D’abord réservé aux premiers logiciels de “chat” en ligne à la fin des années 80, sous formes de combinaisons typographiques, puis standardisé avec la fameuse bouille chauve depuis 2000, l’émoji profite du développement exponentiel des smartphones au point d’être connu de tous.
Cela n’a pas toujours été le cas. Pendant longtemps, les générations Y et Z furent les seules à maîtriser les codes de cette façon de s’exprimer. « Quand j’ai commencé à travailler ma thèse sur le sujet en 2009, c’était difficile de trouver des adultes utilisant les émoticônes. Les moins de 25 ans avaient une sorte de monopole. Aujourd’hui c’est différent », explique Pierre Halté, docteur en sciences du langage à l’Université Paris-Est Créteil.

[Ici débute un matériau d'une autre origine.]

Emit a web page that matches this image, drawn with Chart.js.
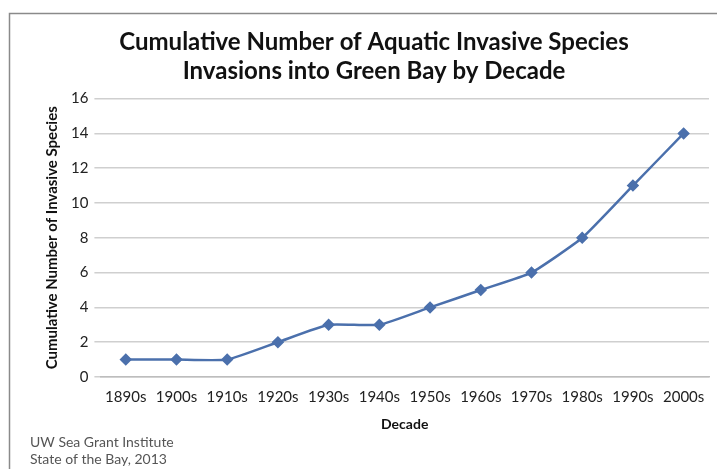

Désormais, la frontière générationnelle n’existe plus. « Avant, les adultes avaient peur de mal comprendre ce langage ou d’être mal compris quand ils s’en servaient », ajoute Pierre Halté. Le développement des banques d’émoticônes en ligne et des applications dédiées à la fin des années 2000 va tout changer. Aujourd’hui, la pratique est ancrée dans la vie quotidienne entre Instagram, Snapchat et les innombrables SMS des forfaits illimités. Bizarrement, ce n’est pas sur Facebook, poids lourd des réseaux sociaux, que le réflexe s’est le plus répandu au départ. La communauté d’Instagram impliquant bien plus ces expressions pour accompagner les publications et les commentaires.

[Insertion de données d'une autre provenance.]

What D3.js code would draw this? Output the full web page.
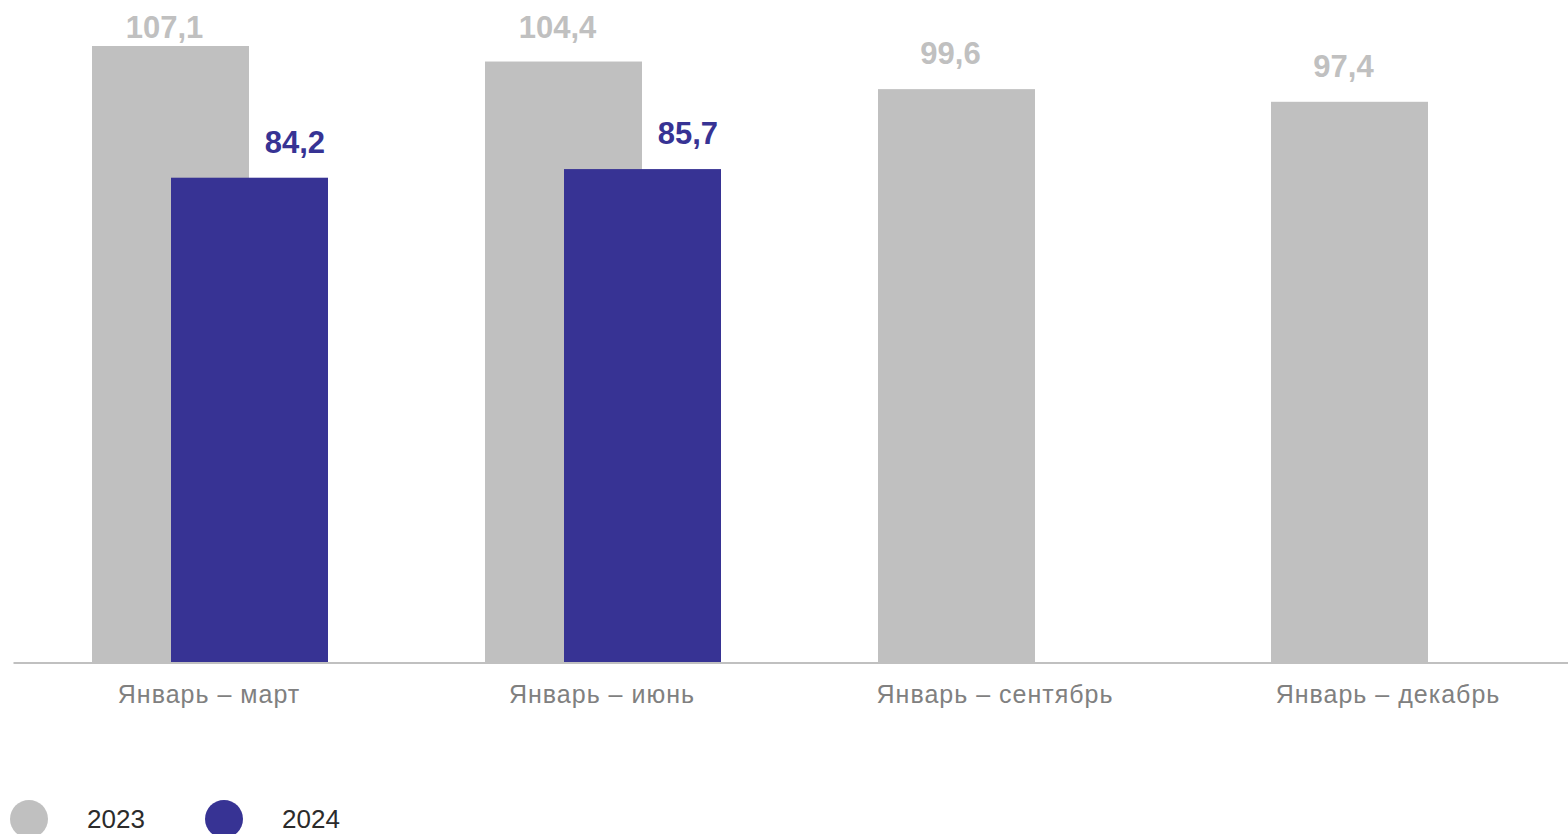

Le chercheur différencie par ailleurs le simple émoticône de chien mignon ou de jolie maison du visage porteur d’une émotion. « Le chien ou la maison remplacent seulement une image alors qu’un visage cherche à recréer la conversation en face-à-face. Il nuance les mots en reproduisant les gestes et les mimiques du langage physique », détaille-t-il. Un besoin d’amener du vivant dans un échange instantané, a priori difficile à reproduire à l’écrit sans les emojis.
Autres atouts pour les « vieux » : l’aspect ludique et le temps gagné. « C’est un langage « du pouce », on remplace parfois plusieurs mots ou une phrase par une seule émotion. Entre deux réunions ou deux rendez-vous professionnels ce n’est pas négligeable », précise Pierre Halté.
Les marques ou les stars ne s’y trompent pas et utilisent à présent ce dialecte pour promouvoir leur contenus, leurs produits ou même les événements de leur vie. Ce fut par exemple le cas du joueur de tennis britannique Andy Murray pour résumer la journée de son mariage avec Kim Sears.
https://twitter.com/andy_murray/status/586811114744320000
Grand-mère gâteau, adolescent hyperconnecté, solide quadra ou star des réseaux sociaux, la langue emoji s’adapte aux émotions de tous. Sans jamais prendre une ride.